■ **Records for this task**
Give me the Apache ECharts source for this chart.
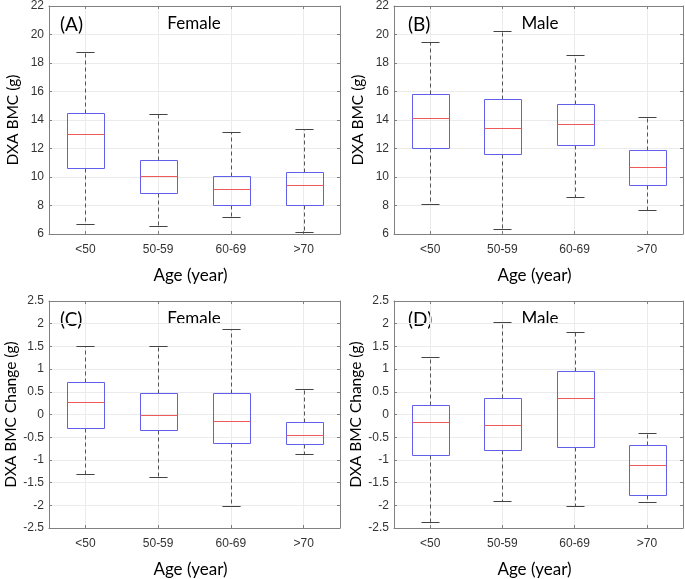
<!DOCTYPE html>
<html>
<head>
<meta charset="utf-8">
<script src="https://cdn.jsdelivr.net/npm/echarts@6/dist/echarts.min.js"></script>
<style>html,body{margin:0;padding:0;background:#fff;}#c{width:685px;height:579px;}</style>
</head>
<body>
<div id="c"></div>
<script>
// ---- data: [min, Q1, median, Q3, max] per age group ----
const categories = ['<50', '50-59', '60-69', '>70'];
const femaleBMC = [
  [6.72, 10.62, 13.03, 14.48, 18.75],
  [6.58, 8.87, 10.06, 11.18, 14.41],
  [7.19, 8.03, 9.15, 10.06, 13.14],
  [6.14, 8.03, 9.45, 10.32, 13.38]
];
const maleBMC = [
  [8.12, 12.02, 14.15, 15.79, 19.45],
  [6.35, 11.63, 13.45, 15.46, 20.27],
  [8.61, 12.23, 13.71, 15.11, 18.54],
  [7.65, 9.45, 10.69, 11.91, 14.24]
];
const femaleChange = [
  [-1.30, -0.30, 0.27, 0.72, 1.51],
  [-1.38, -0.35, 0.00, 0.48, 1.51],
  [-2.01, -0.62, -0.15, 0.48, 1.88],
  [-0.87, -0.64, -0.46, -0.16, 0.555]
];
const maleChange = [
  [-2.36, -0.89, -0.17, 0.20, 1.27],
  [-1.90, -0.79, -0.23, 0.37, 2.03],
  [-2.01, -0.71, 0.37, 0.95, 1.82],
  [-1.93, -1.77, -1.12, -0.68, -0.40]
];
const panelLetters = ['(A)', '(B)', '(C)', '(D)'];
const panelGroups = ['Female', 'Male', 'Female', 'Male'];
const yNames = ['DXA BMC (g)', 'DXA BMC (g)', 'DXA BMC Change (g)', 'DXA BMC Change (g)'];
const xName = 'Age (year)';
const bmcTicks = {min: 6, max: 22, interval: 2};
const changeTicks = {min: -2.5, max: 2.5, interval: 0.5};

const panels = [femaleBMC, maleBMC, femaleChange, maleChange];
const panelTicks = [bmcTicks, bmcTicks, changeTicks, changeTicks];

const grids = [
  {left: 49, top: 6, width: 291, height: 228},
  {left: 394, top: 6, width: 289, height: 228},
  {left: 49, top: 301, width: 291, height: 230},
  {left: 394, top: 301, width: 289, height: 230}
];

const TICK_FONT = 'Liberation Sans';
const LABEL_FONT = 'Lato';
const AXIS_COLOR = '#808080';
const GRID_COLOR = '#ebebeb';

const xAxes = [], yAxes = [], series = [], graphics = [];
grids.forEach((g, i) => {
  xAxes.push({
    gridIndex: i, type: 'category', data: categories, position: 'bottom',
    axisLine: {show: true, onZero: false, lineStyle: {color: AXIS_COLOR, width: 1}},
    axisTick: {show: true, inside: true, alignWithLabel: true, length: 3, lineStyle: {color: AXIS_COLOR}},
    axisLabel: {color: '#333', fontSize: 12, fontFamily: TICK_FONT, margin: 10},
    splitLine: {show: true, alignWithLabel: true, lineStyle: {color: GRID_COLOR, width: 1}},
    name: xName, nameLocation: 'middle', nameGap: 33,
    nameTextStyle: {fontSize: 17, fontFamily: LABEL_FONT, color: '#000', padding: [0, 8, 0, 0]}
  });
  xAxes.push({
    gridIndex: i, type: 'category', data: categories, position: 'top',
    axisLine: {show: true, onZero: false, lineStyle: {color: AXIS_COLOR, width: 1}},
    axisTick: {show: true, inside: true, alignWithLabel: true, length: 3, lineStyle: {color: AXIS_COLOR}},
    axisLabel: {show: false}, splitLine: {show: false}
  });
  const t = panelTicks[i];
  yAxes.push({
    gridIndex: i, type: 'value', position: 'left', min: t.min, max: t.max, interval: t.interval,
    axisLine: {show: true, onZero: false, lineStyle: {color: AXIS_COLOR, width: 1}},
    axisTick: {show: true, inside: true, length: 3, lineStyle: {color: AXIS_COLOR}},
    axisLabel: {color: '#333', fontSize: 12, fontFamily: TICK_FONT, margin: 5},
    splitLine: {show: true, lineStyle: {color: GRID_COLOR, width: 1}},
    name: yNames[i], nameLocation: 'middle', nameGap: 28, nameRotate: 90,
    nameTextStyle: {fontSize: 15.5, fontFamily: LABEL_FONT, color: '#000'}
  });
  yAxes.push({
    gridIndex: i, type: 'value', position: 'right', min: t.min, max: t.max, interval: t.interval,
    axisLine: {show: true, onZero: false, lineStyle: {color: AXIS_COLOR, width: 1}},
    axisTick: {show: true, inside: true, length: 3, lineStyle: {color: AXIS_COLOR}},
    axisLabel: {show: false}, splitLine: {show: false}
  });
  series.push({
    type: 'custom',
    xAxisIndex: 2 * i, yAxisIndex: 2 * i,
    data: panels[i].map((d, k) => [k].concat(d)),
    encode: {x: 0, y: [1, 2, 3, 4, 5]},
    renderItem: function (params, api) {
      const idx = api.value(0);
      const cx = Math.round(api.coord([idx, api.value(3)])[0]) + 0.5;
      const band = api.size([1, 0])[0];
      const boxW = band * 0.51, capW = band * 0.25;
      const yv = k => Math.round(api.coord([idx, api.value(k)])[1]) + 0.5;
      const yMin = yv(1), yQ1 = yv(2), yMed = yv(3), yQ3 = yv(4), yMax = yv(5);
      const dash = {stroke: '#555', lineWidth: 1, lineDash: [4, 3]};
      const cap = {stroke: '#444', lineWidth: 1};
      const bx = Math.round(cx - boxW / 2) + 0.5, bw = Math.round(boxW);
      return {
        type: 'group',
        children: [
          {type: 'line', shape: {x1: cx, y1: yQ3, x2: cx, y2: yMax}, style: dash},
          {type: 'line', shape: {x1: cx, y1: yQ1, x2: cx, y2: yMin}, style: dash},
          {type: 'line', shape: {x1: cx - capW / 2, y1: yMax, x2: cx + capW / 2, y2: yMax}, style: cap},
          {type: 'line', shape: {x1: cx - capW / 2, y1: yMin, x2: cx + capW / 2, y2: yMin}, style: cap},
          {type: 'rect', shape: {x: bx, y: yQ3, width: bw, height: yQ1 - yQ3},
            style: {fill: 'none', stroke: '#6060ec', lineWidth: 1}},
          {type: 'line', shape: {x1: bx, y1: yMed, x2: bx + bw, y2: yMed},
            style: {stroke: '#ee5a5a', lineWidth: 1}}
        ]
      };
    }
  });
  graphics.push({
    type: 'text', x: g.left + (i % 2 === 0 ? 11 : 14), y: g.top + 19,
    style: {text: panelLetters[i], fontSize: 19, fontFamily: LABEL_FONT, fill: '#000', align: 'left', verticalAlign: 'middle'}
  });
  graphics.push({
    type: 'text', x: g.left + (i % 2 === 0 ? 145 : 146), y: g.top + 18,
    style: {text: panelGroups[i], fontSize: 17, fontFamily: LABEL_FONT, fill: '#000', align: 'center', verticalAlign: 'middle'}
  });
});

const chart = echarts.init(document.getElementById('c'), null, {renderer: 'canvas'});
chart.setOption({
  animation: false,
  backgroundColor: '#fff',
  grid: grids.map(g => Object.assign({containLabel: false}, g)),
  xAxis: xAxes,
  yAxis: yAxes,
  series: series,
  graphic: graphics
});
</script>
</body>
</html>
* * *
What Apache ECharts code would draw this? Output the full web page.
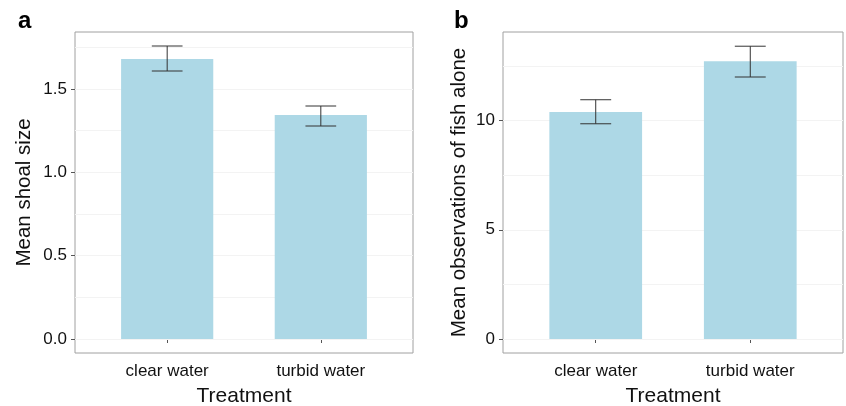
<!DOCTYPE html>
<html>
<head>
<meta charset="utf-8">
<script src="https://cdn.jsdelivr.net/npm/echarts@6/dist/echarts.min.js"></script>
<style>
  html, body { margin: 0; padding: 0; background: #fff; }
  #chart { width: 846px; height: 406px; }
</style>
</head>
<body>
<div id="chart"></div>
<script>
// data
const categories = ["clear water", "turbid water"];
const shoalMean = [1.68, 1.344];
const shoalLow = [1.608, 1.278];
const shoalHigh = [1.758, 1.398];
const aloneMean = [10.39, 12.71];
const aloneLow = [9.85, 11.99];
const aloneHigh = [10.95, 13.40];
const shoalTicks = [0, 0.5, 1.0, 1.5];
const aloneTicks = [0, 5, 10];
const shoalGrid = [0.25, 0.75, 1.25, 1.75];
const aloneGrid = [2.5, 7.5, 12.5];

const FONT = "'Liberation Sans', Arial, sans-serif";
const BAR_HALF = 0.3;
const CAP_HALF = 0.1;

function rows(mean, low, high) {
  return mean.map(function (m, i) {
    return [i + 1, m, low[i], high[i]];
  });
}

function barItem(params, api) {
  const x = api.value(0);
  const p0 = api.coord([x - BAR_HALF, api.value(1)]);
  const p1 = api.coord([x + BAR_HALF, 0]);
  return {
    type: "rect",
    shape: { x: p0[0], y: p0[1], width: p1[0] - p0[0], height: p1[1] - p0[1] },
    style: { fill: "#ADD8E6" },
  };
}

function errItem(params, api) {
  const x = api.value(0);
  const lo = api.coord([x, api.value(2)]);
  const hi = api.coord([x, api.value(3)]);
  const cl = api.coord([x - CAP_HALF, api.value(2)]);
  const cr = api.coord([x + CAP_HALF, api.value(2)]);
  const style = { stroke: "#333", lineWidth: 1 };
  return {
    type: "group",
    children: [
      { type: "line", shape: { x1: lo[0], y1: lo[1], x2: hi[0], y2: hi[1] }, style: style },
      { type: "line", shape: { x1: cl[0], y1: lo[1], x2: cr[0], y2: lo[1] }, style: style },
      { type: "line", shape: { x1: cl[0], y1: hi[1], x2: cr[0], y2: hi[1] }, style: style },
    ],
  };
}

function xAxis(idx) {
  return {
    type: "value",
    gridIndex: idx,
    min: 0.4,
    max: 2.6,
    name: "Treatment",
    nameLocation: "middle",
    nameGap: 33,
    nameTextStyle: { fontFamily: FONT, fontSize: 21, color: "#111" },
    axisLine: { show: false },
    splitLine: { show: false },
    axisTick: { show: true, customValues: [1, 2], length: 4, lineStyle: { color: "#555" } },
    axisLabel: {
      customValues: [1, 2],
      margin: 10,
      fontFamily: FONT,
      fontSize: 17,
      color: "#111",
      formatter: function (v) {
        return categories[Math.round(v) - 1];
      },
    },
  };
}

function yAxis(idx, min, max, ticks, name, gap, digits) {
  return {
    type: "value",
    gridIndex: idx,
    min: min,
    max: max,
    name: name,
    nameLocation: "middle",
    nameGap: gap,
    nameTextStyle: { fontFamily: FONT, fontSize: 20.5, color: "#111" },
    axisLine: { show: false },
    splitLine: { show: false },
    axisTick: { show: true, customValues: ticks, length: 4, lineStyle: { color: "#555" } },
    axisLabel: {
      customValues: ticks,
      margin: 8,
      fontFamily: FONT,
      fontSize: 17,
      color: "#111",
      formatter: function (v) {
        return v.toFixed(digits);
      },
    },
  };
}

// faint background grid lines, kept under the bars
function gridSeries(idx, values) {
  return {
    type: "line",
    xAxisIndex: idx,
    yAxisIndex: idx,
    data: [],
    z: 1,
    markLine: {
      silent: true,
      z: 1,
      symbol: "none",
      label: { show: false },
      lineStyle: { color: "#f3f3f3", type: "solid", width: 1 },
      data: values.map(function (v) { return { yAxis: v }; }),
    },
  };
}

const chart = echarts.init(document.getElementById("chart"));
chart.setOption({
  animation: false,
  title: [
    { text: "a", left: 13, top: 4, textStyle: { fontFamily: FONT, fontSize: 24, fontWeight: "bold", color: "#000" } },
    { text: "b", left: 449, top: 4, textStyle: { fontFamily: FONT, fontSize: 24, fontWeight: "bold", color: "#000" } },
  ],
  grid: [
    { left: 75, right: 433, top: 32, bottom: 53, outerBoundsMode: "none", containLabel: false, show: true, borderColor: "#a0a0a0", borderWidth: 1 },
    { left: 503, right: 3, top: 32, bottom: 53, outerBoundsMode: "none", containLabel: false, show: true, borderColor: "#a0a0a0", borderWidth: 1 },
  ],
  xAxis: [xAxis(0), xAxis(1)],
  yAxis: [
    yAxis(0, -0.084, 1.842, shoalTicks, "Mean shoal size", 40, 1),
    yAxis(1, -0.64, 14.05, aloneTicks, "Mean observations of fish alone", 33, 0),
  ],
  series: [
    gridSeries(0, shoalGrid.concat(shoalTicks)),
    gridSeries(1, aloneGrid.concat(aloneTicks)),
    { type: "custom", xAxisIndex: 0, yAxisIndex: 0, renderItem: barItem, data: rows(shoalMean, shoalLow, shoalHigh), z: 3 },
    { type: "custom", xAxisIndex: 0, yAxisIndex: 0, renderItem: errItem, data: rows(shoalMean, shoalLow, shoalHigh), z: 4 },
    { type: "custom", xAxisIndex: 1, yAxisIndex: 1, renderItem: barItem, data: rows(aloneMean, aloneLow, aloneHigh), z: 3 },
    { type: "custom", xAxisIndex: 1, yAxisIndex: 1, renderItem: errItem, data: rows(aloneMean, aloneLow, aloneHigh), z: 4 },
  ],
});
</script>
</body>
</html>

■ **Given task**
Repeat only the lines from the one with "What Apache ECharts" down to the one with "const CAP_HALF = 0.1;", word for word and both included, and leave the pictures out.

■ **Output for this exercise**
What Apache ECharts code would draw this? Output the full web page.
<!DOCTYPE html>
<html>
<head>
<meta charset="utf-8">
<script src="https://cdn.jsdelivr.net/npm/echarts@6/dist/echarts.min.js"></script>
<style>
  html, body { margin: 0; padding: 0; background: #fff; }
  #chart { width: 846px; height: 406px; }
</style>
</head>
<body>
<div id="chart"></div>
<script>
// data
const categories = ["clear water", "turbid water"];
const shoalMean = [1.68, 1.344];
const shoalLow = [1.608, 1.278];
const shoalHigh = [1.758, 1.398];
const aloneMean = [10.39, 12.71];
const aloneLow = [9.85, 11.99];
const aloneHigh = [10.95, 13.40];
const shoalTicks = [0, 0.5, 1.0, 1.5];
const aloneTicks = [0, 5, 10];
const shoalGrid = [0.25, 0.75, 1.25, 1.75];
const aloneGrid = [2.5, 7.5, 12.5];

const FONT = "'Liberation Sans', Arial, sans-serif";
const BAR_HALF = 0.3;
const CAP_HALF = 0.1;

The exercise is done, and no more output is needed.